Cuidar do imóvel não implica necessariamente morar nele – e a toda evidência a demonstração do “agir como se dono fosse” deve ser apurada no conjunto e não isoladamente no mero aspecto moradia, até mesmo porque não são todas as espécies de usucapião que exigem moradia, como acontece com a USUCAPIÃO EXTRAORDINÁRIA do art. 1.238 do CCB, que exige o prazo de 15 anos de posse qualificada. Nesse sentido, importante decisão do TJSP:

“TJSP. 0159081-34.2013.8.26 .0000. J. em: 10/09/2013. AGRAVO DE INSTRUMENTO. USUCAPIÃO EXTRAORDINÁRIA. DESNECESSIDADE DE PROVA DO USO DO IMÓVEL COMO MORADIA. DOCUMENTOS MENCIONADOS PELO MAGISTRADO QUE NÃO SÃO REQUISITOS PARA A INSTRUÇÃO DA EXORDIAL. (…). 1. Decisão que determinou a juntada de documentos comprobatórios do uso do imóvel como MORADIA por vários anos. Desnecessidade. Pedido embasado na modalidade de usucapião extraordinária. (…) 4. Recurso parcialmente provido, apenas para afastar a determinação de juntada de documentos que comprovem o uso do imóvel como MORADIA (…)”

No que concerne às benfeitorias e acessões, esses conceitos são fundamentais também para a caracterização do “animus domini”. Benfeitorias devem ser compreendidas como as intervenções feitas no imóvel para sua conservação, melhoria ou embelezamento, podendo ser classificadas em voluptuárias, úteis e necessárias. Já as acessões são acréscimos materiais ao imóvel, como construções ou plantações que se incorporam ao terreno. Ambas demonstram o interesse do possuidor em exercer os poderes inerentes à propriedade, reforçando a alegação de posse com intenção de dono.

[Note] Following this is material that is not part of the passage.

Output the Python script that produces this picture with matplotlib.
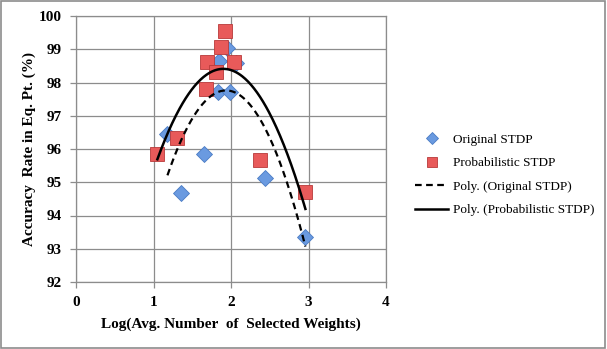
import numpy as np
import matplotlib
matplotlib.use("Agg")
import matplotlib.pyplot as plt
from matplotlib.patches import Rectangle

# data
orig_x = [1.18, 1.35, 1.65, 1.83, 1.85, 1.95, 1.99, 2.07, 2.44, 2.96]
orig_y = [96.46, 94.68, 95.85, 97.70, 98.66, 99.04, 97.70, 98.58, 95.13, 93.35]
prob_x = [1.05, 1.30, 1.68, 1.69, 1.81, 1.87, 1.92, 2.04, 2.37, 2.96]
prob_y = [95.85, 96.33, 97.80, 98.61, 98.33, 99.07, 99.55, 98.61, 95.68, 94.70]

x_ticks = [0, 1, 2, 3, 4]
y_ticks = [92, 93, 94, 95, 96, 97, 98, 99, 100]

plt.rcParams['font.family'] = ['Liberation Serif', 'DejaVu Serif']

fig = plt.figure(figsize=(6.07, 3.49), dpi=100)
ax = fig.add_axes([76 / 607, 1 - 282 / 349, 310 / 607, 266 / 349])

grid_c = '#8c8c8c'

# trendlines (2nd order polynomial, like Excel)
c_o = np.polyfit(orig_x, orig_y, 2)
c_p = np.polyfit(prob_x, prob_y, 2)
xo = np.linspace(min(orig_x), max(orig_x), 200)
xp = np.linspace(min(prob_x), max(prob_x), 200)

ax.plot(orig_x, orig_y, 'D', ms=8, color='#6a9ae0', mec='#4a7bc4', mew=0.6,
        label='Original STDP', zorder=3)
ax.plot(prob_x, prob_y, 's', ms=10, color='#e85a5a', mec='#b83a3a', mew=0.6,
        label='Probabilistic STDP', zorder=3)
ax.plot(xo, np.polyval(c_o, xo), '--', color='black', lw=1.6, dashes=(3, 2),
        label='Poly. (Original STDP)', zorder=4)
ax.plot(xp, np.polyval(c_p, xp), '-', color='black', lw=1.8,
        label='Poly. (Probabilistic STDP)', zorder=4)

ax.set_xlim(0, 4)
ax.set_ylim(92, 100)
ax.set_xticks(x_ticks)
ax.set_yticks(y_ticks)
ax.grid(True, color=grid_c, lw=0.9)
ax.set_axisbelow(True)
for s in ax.spines.values():
    s.set_color(grid_c)
    s.set_linewidth(0.9)
ax.tick_params(colors=grid_c, length=4, width=0.9, labelcolor='black')
ax.tick_params(axis='x', pad=6)
ax.tick_params(axis='y', pad=6)
for lab in ax.get_xticklabels() + ax.get_yticklabels():
    lab.set_fontweight('bold')
    lab.set_fontsize(11)

ax.set_xlabel('Log(Avg. Number  of  Selected Weights)', fontsize=11,
              fontweight='bold', labelpad=6)
ax.set_ylabel('Accuracy  Rate in Eq. Pt. (%)', fontsize=11,
              fontweight='bold', labelpad=2)

leg = ax.legend(loc='center left', bbox_to_anchor=(410 / 607, 1 - 175 / 349),
                bbox_transform=fig.transFigure, frameon=False, fontsize=9.5,
                handlelength=2.5, handletextpad=0.35, labelspacing=0.85,
                markerscale=0.75, borderaxespad=0)

# outer chart border
fig.patches.append(Rectangle((0.001, 0.002), 0.996, 0.995, transform=fig.transFigure,
                             fill=False, edgecolor='#8c8c8c', lw=1.2))

fig.savefig('out.png', dpi=100)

Outro aspecto relevante, sempre destacado aqui, diz respeito a regularização desse tipo de imóvel através da VIA EXTRAJUDICIAL, nos termos do art. 216-A da LRP que autoriza o reconhecimento da Usucapião em CARTÓRIO, mediante procedimento extrajudicial, conforme regulamentação hoje ditada pelo PROVIMENTO CNJ 149/2023. Essa modalidade visa simplificar e agilizar a regularização fundiária, reduzindo a sobrecarga do Poder Judiciário. Como já esclarecemos em muitas outras passagens, a Usucapião Extrajudicial passa pela exigência da ATA NOTARIAL a ser lavrada no Cartório de Notas, seguindo com a tramitação no Cartório do RGI, com assistência obrigatória de Advogado. A propósito, é muito importante consultar um Advogado especializado em Direito Imobiliário para análise detalhada do caso concreto, visando a detida análise das peculiaridades da posse, a modalidade de usucapião aplicável e a forma mais adequada para a regularização do imóvel. O profissional com toda certeza poderá orientar sobre a documentação necessária, a viabilidade da via extrajudicial ou judicial, bem como sobre as estratégias para comprovar o “animus domini” e a posse prolongada sempre de acordo com as peculiaridades do caso concreto, garantindo a segurança jurídica do procedimento e, naturalmente, evitando o desfecho inexitoso ao requerente, como aponta com acerto outra decisão do mesmo TJSP:

“TJSP. 1014336-17 .2019.8.26.0037. J. em: 29/02/2024. APELAÇÃO – AÇÃO DE USUCAPIÃO EXTRAORDINÁRIA – SENTENÇA DE IMPROCEDÊNCIA – INCONFORMISMO DO AUTOR – REJEIÇÃO – Terreno vazio e sem ocupação – Ausência de demonstração de posse – Requisitos para a prescrição aquisitiva descumpridos – Art. 1.238 do Código Civil – Sentença mantida – NEGARAM PROVIMENTO AO RECURSO”.